# 비정형 빅데이터 응용과 실습 - Week 05
Scikit Learn 라이브러리를 활용한 Digit Recogntion을 연습합니다
- https://scikit-learn.org/stable/auto_examples/classification/plot_digits_classification.html
____

In [None]:
import sys
!{sys.executable} -m pip install tensorflow

## 1. Dataset 다운로드

In [None]:
import tensorflow as tf
(train_images, train_labels), (test_images, test_labels) = tf.keras.datasets.mnist.load_data()

In [None]:
sample_size = 1000
train_images = train_images[:sample_size]
train_labels = train_labels[:sample_size]

## 2. 관련 라이브러리 import

In [None]:

# Standard scientific Python imports
import matplotlib.pyplot as plt

# Import datasets, classifiers and performance metrics
from sklearn import metrics
from sklearn.linear_model import LogisticRegression
from sklearn.model_selection import train_test_split

In [None]:
_, axes = plt.subplots(1, 4)
images_and_labels = list(zip(train_images, train_labels))

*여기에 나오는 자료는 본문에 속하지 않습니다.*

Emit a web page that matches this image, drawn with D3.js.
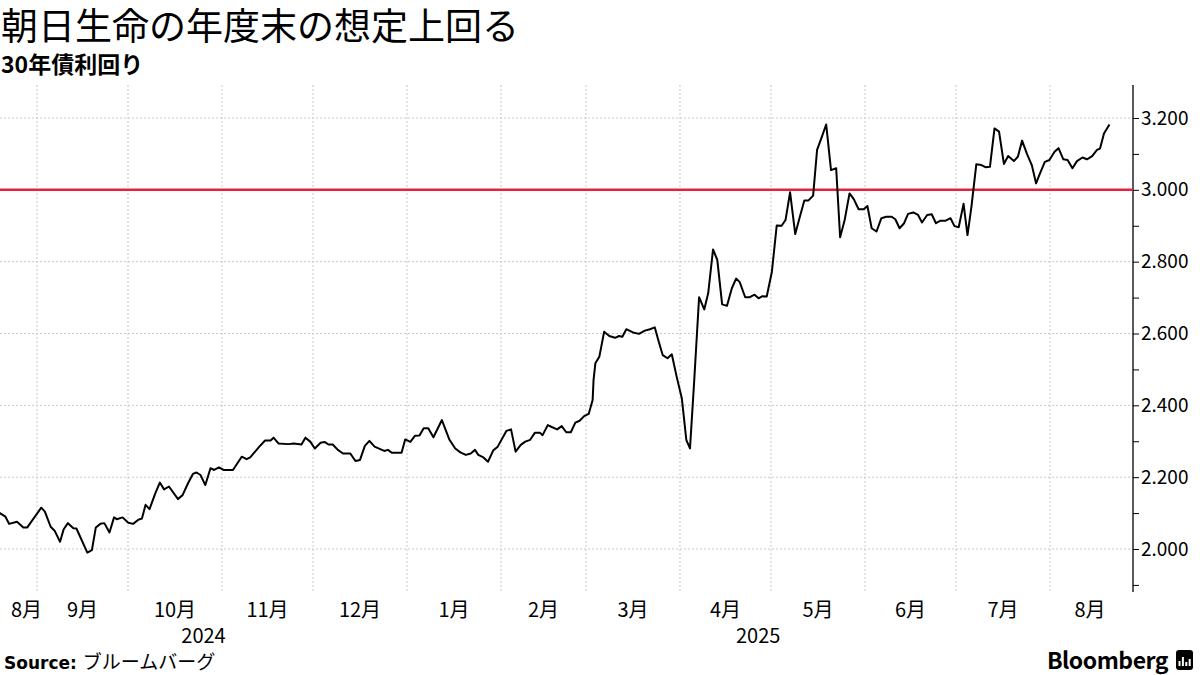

for ax, (image, label) in zip(axes, images_and_labels[:4]):
    ax.set_axis_off()
    ax.imshow(image, cmap=plt.cm.gray_r, interpolation='nearest')
    ax.set_title('Training: %i' % label)

## 3. 모델 훈련

In [None]:
classifier = LogisticRegression(max_iter=10000)
X_train, X_test, y_train, y_test =\
    train_images.reshape((len(train_images), -1)), test_images.reshape((len(test_images), -1)), \
    train_labels, test_labels

classifier.fit(X_train, y_train)

## 4. 모델 검증

In [None]:
predicted = classifier.predict(X_test)
_, axes = plt.subplots(1, 4)
images_and_predictions = list(zip(test_images, predicted))
for ax, (image, prediction) in zip(axes, images_and_predictions[:4]):
    ax.set_axis_off()
    ax.imshow(image, cmap=plt.cm.gray_r, interpolation='nearest')
    ax.set_title('Prediction: %i' % prediction)

print("Classification report for classifier %s:\n%s\n"
      % (classifier, metrics.classification_report(y_test, predicted)))
disp = metrics.plot_confusion_matrix(classifier, X_test, y_test)
disp.figure_.suptitle("Confusion Matrix")
print("Confusion matrix:\n%s" % disp.confusion_matrix)

plt.show()

## 5. 모델 저장

In [None]:
from joblib import dump, load
dump(classifier, 'my_digit_model.joblib') 


## 6. 저장 확인

In [None]:
clf = load('my_digit_model.joblib') 
print(clf)

In [None]:
y_test[:10]

In [None]:
X_test.shape

In [None]:
clf.predict(X_test[:10])